"If there was a series we needed to win, it was this one," said Moss. "You don't want to be sitting there a half-game up or whatever it might be on those guys, especially with Detroit and Kansas City playing the way they're playing.
"You can't depend on other people to take care of your business for you. You have to go out and win the games you're supposed to win. We did a good job of that this series."
Fuld provided the first run of the day with a one-out homer in the first off Chris Young and was also responsible for Oakland's third run via an RBI single in the eighth, but it was Moss' seventh-inning long ball off Young that proved most encouraging for these fighting A's, who had dropped 21 of 30 games entering the series.
Moss had not homered since July 24, a week before Lester arrived, snapping a 39-game homerless streak -- his longest with the Athletics. That's why he alerted teammate Jonny Gomes, "Finally, I'm not 0-for-Lester anymore."
He hadn't been doing much of anything, really, following a torrid, 21-homer first half that resulted in his first All-Star appearance. Since that time, leading into Sunday's affair, he had two home runs and a .176 average.
"A relief for everyone, certainly for him," said manager Bob Melvin. "His comment to me was, 'Boy, that felt good.' We've seen him do it many times, but the longer you go in a draught like that, the more it kind of gets in your head to an extent. He's been taking some good swings recently, but that's the type of swing you're used to seeing."

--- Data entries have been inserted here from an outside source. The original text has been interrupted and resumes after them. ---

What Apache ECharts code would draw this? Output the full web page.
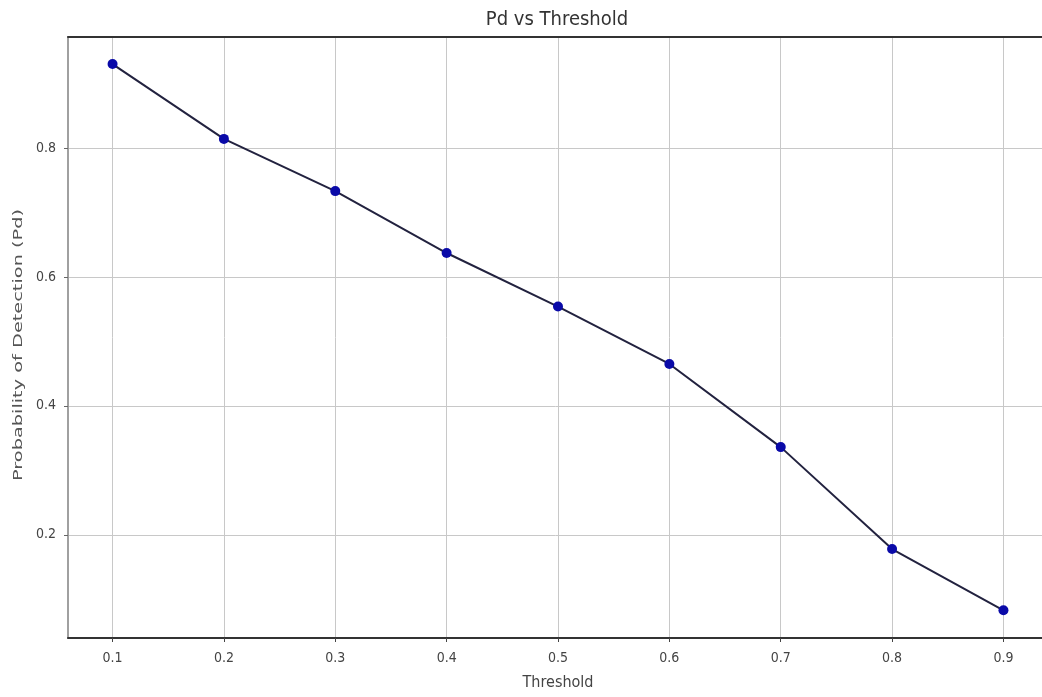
<!DOCTYPE html>
<html>
<head>
<meta charset="utf-8">
<script src="https://cdn.jsdelivr.net/npm/echarts@6/dist/echarts.min.js"></script>
<style>
  html, body { margin: 0; padding: 0; background: #fff; }
  #chart { width: 1042px; height: 697px; }
</style>
</head>
<body>
<div id="chart"></div>
<script>
// data
var thresholds = [0.1, 0.2, 0.3, 0.4, 0.5, 0.6, 0.7, 0.8, 0.9];
var pd = [0.930, 0.814, 0.733, 0.637, 0.554, 0.465, 0.336, 0.178, 0.083];
var xTicks = [0.1, 0.2, 0.3, 0.4, 0.5, 0.6, 0.7, 0.8, 0.9];
var yTicks = [0.2, 0.4, 0.6, 0.8];

var font = 'DejaVu Sans Condensed';
var points = thresholds.map(function (t, i) { return [t, pd[i]]; });

var option = {
    backgroundColor: '#fff',
    animation: false,
    title: {
        text: 'Pd vs Threshold',
        left: 552,
        textAlign: 'center',
        top: 5,
        textStyle: { fontFamily: font, fontSize: 20, fontWeight: 'normal', color: '#333' }
    },
    grid: { left: 68, top: 37, right: -6, bottom: 59, outerBoundsMode: 'none' },
    xAxis: [{
        type: 'value',
        min: 0.06,
        max: 0.94,
        name: 'Threshold',
        nameLocation: 'middle',
        nameGap: 37,
        nameTextStyle: { fontFamily: font, fontSize: 16, color: '#444' },
        axisLine: { lineStyle: { color: '#333', width: 2 } },
        axisTick: { show: true, length: 4, customValues: xTicks, lineStyle: { color: '#444' } },
        axisLabel: { customValues: xTicks, fontFamily: font, fontSize: 14, color: '#444', margin: 13,
            formatter: function (v) { return v.toFixed(1); } },
        splitLine: { show: true, lineStyle: { color: '#c8c8c8', width: 1 } }
    }, {
        type: 'value',
        position: 'top',
        min: 0.06,
        max: 0.94,
        axisLine: { show: true, lineStyle: { color: '#333', width: 2 } },
        axisTick: { show: false },
        axisLabel: { show: false },
        splitLine: { show: false }
    }],
    yAxis: {
        type: 'value',
        min: 0.04,
        max: 0.972,
        axisLine: { show: true, lineStyle: { color: '#a0a0a0', width: 2 } },
        axisTick: { show: true, length: 4, customValues: yTicks, lineStyle: { color: '#666' } },
        axisLabel: { customValues: yTicks, fontFamily: font, fontSize: 14, color: '#444', margin: 12,
            formatter: function (v) { return v.toFixed(1); } },
        splitLine: { show: true, lineStyle: { color: '#c8c8c8', width: 1 } }
    },
    graphic: [{
        // y axis title, stretched along its length like the reference
        type: 'text',
        x: 19,
        y: 345,
        rotation: Math.PI / 2,
        scaleX: 1.38,
        scaleY: 0.92,
        style: {
            text: 'Probability of Detection (Pd)',
            font: '14px "DejaVu Sans"',
            fill: '#555',
            align: 'center',
            verticalAlign: 'middle'
        }
    }],
    series: [{
        type: 'line',
        data: points,
        symbol: 'circle',
        symbolSize: 10,
        lineStyle: { color: '#22223f', width: 2 },
        itemStyle: { color: '#0a0aa8' }
    }]
};

var myChart = echarts.init(document.getElementById('chart'));
myChart.setOption(option);
</script>
</body>
</html>
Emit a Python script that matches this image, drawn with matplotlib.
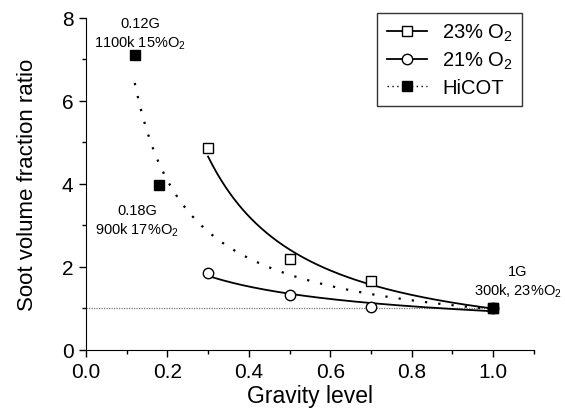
import numpy as np
import matplotlib.pyplot as plt
from matplotlib.ticker import MultipleLocator

plt.rcParams['font.family'] = ['Liberation Sans', 'DejaVu Sans']
plt.rcParams['mathtext.fontset'] = 'custom'
plt.rcParams['mathtext.rm'] = 'Liberation Sans'

# data
g23 = [0.3, 0.5, 0.7, 1.0]
r23 = [4.87, 2.18, 1.65, 1.0]
g21 = [0.3, 0.5, 0.7, 1.0]
r21 = [1.85, 1.33, 1.02, 1.0]
g_hicot = [0.12, 0.18, 1.0]
r_hicot = [7.1, 3.97, 1.0]
ref_level = 1.0


def power_fit(x, y):
    # y = a*x^b, fitted on log scale
    b, ln_a = np.polyfit(np.log(x), np.log(y), 1)
    return lambda xx: np.exp(ln_a) * xx ** b


fig, ax = plt.subplots(figsize=(5.65, 4.1), dpi=100)
fig.subplots_adjust(left=0.152, right=0.945, bottom=0.1446, top=0.9537)

ax.hlines(ref_level, 0, max(g23), color='#777777', lw=0.9, ls=(0, (1, 1)), zorder=1)

for gx, ry in [(g23, r23), (g21, r21)]:
    f = power_fit(gx, ry)
    xs = np.linspace(min(gx), max(gx), 200)
    ax.plot(xs, f(xs), color='black', lw=1.3)
fh = power_fit(g_hicot, r_hicot)
xs = np.linspace(min(g_hicot), max(g_hicot), 200)
ax.plot(xs, fh(xs), color='black', lw=1.6, ls=(0, (1, 5)))

ax.plot(g23, r23, ls='none', marker='s', ms=7, mfc='white', mec='black', mew=1, zorder=3)
ax.plot(g21, r21, ls='none', marker='o', ms=7.5, mfc='white', mec='black', mew=1, zorder=3)
ax.plot(g_hicot, r_hicot, ls='none', marker='s', ms=7.5, mfc='black', mec='black', zorder=4)

# legend proxies
h1, = ax.plot([], [], color='black', lw=1.3, marker='s', ms=7, mfc='white', mec='black')
h2, = ax.plot([], [], color='black', lw=1.3, marker='o', ms=7.5, mfc='white', mec='black')
h3, = ax.plot([], [], color='black', lw=1, ls=(0, (1, 2.5)), marker='s', ms=7.5, mfc='black')
leg = ax.legend([h1, h2, h3], ['23% O$_2$', '21% O$_2$', 'HiCOT'], loc='upper right',
                bbox_to_anchor=(0.973, 1.015), borderaxespad=0, fontsize=14.5, frameon=True,
                fancybox=False, edgecolor='black', handlelength=2.0, borderpad=0.45,
                labelspacing=0.32, handletextpad=0.75)
leg.get_frame().set_linewidth(1.0)

ax.text(0.133, 7.2, '0.12G\n1100k 15%O$_2$', ha='center', va='bottom', fontsize=10.5, linespacing=1.3)
ax.text(0.126, 2.69, '0.18G\n900k 17%O$_2$', ha='center', va='bottom', fontsize=10.5, linespacing=1.3)
ax.text(1.061, 1.22, '1G\n300k, 23%O$_2$', ha='center', va='bottom', fontsize=10.5, linespacing=1.3)

ax.set_xlim(0, 1.1)
ax.set_ylim(0, 8)
ax.xaxis.set_major_locator(MultipleLocator(0.2))
ax.xaxis.set_minor_locator(MultipleLocator(0.1))
ax.yaxis.set_major_locator(MultipleLocator(2))
ax.yaxis.set_minor_locator(MultipleLocator(1))
ax.xaxis.set_major_formatter(plt.FormatStrFormatter('%.1f'))
ax.tick_params(which='major', direction='out', length=5, width=1, labelsize=15, pad=4)
ax.tick_params(which='minor', direction='out', length=3, width=1)
ax.spines['top'].set_visible(False)
ax.spines['right'].set_visible(False)
ax.set_xlabel('Gravity level', fontsize=16.5, labelpad=2)
ax.set_ylabel('Soot volume fraction ratio', fontsize=16, labelpad=17)

plt.savefig('out.png', dpi=100)
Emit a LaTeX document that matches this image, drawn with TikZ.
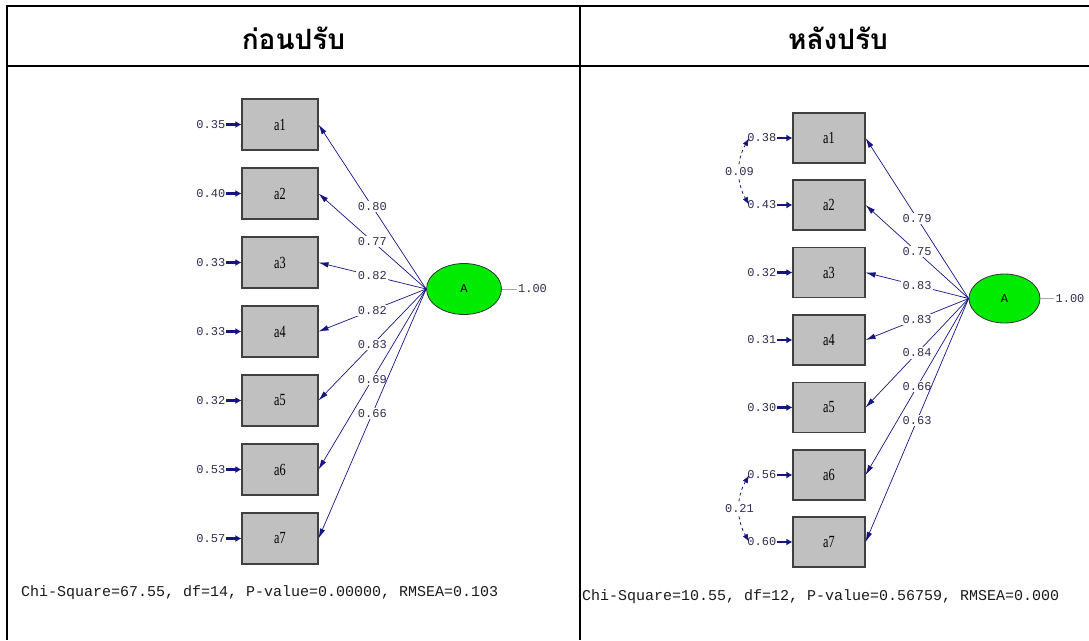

"Thank the Lord," said Moss, smiling. "Goodness gracious.
"I felt lately that my approach was better and that my plan was better and my path was better, it was just that I was just missing balls or hitting them to the wrong part of the yard. None of that really matters to me except for results, because it's that point of the year where a good approach with an out doesn't really do anybody any good. I definitely think, now, I can stop pressing about how long it's been since I hit one. I'm not gonna lie, it gets in your head a little bit."
Moss' ability to regain his power stroke in the final two weeks of play will be crucial for a hot-and-cold A's offense that's often struggled to keep up with the club's typically stellar pitching.
Lester was neither dominant nor efficient, but he was undoubtedly gritty in Sunday's win, his 15th of the season and fifth in nine tries since his trade from Boston. The lefty walked four and racked up 110 pitches but he also allowed just four hits and fanned seven in six innings, stranding seven baserunners along the way.
It's the 17th consecutive quality start recorded by Lester, who has a 1.71 ERA in that span. His season ERA is down to 2.45, which ties him with Cleveland's Corey Kluber for the third-best mark in the AL.
"Not his usual stuff, but gosh, he battled so well," said Fuld. "To throw six shutout innings when you don't necessarily have your best command or your best stuff, it says a lot about him."
"It was a grind from pitch one, trying to get into a rhythm, trying to keep baserunners off," said Lester. "Just one of those starts where nothing feels good but you somehow make good pitches when you need to and find a way. Obviously having the lead early is huge, kinda takes pressure off everyone."
As Lester did for much of the day, righty reliever Dan Otero worked his way out of a jam in the seventh to leave the bases loaded. His immediate thought upon leaving the mound was: "How did I do that?"
"That's the game right there," said Lester.
The A's responded with two runs in the eighth on RBI hits from Fuld and Adam Dunn, and Luke Gregerson and Sean Doolittle combined for two scoreless to secure the A's 12th shutout of the season.
"It was a battle, which it always is with them," said Moss, "but we took two of three, which is huge."